After the spectacular
2008 Beijing Olympics, I wrote: “Imitation, Emerson said, is suicide. London
will do well simply by being itself. If it can provide the color, food, music,
and all the heartaches, improvisations and exhilarations of a messy democracy,
and avoid going into debt, the 30th Olympiad should be a resounding success.

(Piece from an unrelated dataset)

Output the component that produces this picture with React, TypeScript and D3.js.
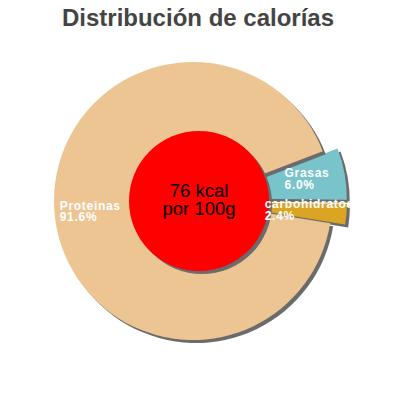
import { useMemo } from "react";
import * as d3 from "d3";

// Calorie split per 100g
const categories = ["Grasas", "carbohidratos", "Proteinas"];
const percents = [6.0, 2.4, 91.6];
const sliceColors = ["#79c3cb", "#dba423", "#edc592"];
const totalKcal = 76;

const CONFIG = {
  WIDTH: 400,
  HEIGHT: 400,
  CENTER: { x: 193, y: 201 },
  RADIUS: 139,
  INNER: { dx: 6, dy: 0, r: 70 },
  EXPLODE: 15,
  SHADOW: { dx: 3, dy: 3, color: "#6b6b6b" },
  START_DEG: 69,
  // label placement: radius from the pie centre, plus a small vertical nudge
  LABEL: {
    Grasas: { r: 93, dy: -2.5 },
    carbohidratos: { r: 72, dy: 6 },
    Proteinas: { r: 134, dy: 0 },
  } as Record<string, { r: number; dy: number }>,
} as const;

const FONT = "'Liberation Sans', Arial, Helvetica, sans-serif";

export default function App() {
  const { CENTER, RADIUS, INNER, EXPLODE, SHADOW, START_DEG, LABEL } = CONFIG;

  const arcs = useMemo(() => {
    const start = (START_DEG * Math.PI) / 180;
    return d3
      .pie<number>()
      .sort(null)
      .value((d) => d)
      .startAngle(start)
      .endAngle(start + 2 * Math.PI)(percents);
  }, []);

  const arcGen = d3.arc<d3.PieArcDatum<number>>().innerRadius(0).outerRadius(RADIUS);

  return (
    <svg
      width={CONFIG.WIDTH}
      height={CONFIG.HEIGHT}
      style={{ position: "absolute", left: 0, top: 0, background: "#fff" }}
      fontFamily={FONT}
    >
      <text
        x={198}
        y={26}
        textAnchor="middle"
        fontSize={24}
        fontWeight="bold"
        fill="#444"
      >
        Distribución de calorías
      </text>

      <g transform={`translate(${CENTER.x},${CENTER.y})`}>
        {arcs.map((a, i) => {
          // big slice stays put, small ones are pulled out
          const exploded = i < 2;
          const mid = (a.startAngle + a.endAngle) / 2;
          const ox = exploded ? Math.sin(mid) * EXPLODE : 0;
          const oy = exploded ? -Math.cos(mid) * EXPLODE : 0;
          const d = arcGen(a) || "";
          return (
            <g key={categories[i]} transform={`translate(${ox},${oy})`}>
              <path d={d} transform={`translate(${SHADOW.dx},${SHADOW.dy})`} fill={SHADOW.color} />
              <path d={d} fill={sliceColors[i]} />
            </g>
          );
        })}

        {/* center disc */}
        <circle cx={INNER.dx + SHADOW.dx} cy={INNER.dy + SHADOW.dy} r={INNER.r} fill={SHADOW.color} />
        <circle cx={INNER.dx} cy={INNER.dy} r={INNER.r} fill="#ff0000" />
        <text x={INNER.dx} y={-4} textAnchor="middle" fontSize={18.5} fill="#000">
          {totalKcal} kcal
        </text>
        <text x={INNER.dx} y={14} textAnchor="middle" fontSize={18.5} fill="#000">
          por 100g
        </text>

        {arcs.map((a, i) => {
          const mid = (a.startAngle + a.endAngle) / 2;
          const lp = LABEL[categories[i]];
          const x = Math.sin(mid) * lp.r;
          const y = -Math.cos(mid) * lp.r + lp.dy;
          return (
            <text
              key={`lbl-${categories[i]}`}
              x={x}
              y={y}
              fontSize={12}
              fontWeight="bold"
              fill="#fff"
              style={{ letterSpacing: "0.7px" }}
            >
              <tspan x={x} dy={-5}>{categories[i]}</tspan>
              <tspan x={x} dy={11.5}>{percents[i].toFixed(1)}%</tspan>
            </text>
          );
        })}
      </g>
    </svg>
  );
}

The newly-built venues and stadiums must be converted into usable space -
housing, office, hospital - within a month after the Olympics is over, with
hopefully green technology leading the way. London must show the world that the
host city doesn't have to be saddled with white elephants when the athletes and
the visitors leave.”
Last night’s opening
ceremony certainly gave viewers hope that Britain will come out better and
stronger after the Olympics are over, even as the nation currently fights a
brutal financial meltdown.
Some of the skits
in the ceremony fell flat. I found “Mr. Bean” straining to be funny. It was like
tickling someone to get a laugh. In contrast, I was blown away by Queen
Elizabeth and Daniel “James Bond” Craig. For a moment I really thought the Queen
had been practicing jumping off a helicopter, with 007 offering encouragement. To
be able to infuse royalty with eccentric humor is a sign of self-assurance. The
history lessons from the land of Shakespeare, Newton and J.K. Rowling were delivered
with comedy in mind and so went down easily. And in this digital age, how can a
Romeo secure the heart of his Juliet? By recovering Juliet’s lost iPhone, of
course, and returning it to her. A kiss then is not just a kiss but a fusion of
texting and longing.
The ceremony
cost $42 million but by transforming an industrial wasteland in East London
into a showcase for the best that England has to offer to the world, the money
can be recouped many times over through jobs and housing once the athletic celebration
of “faster, higher and stronger” is over. All in all, a "corker!"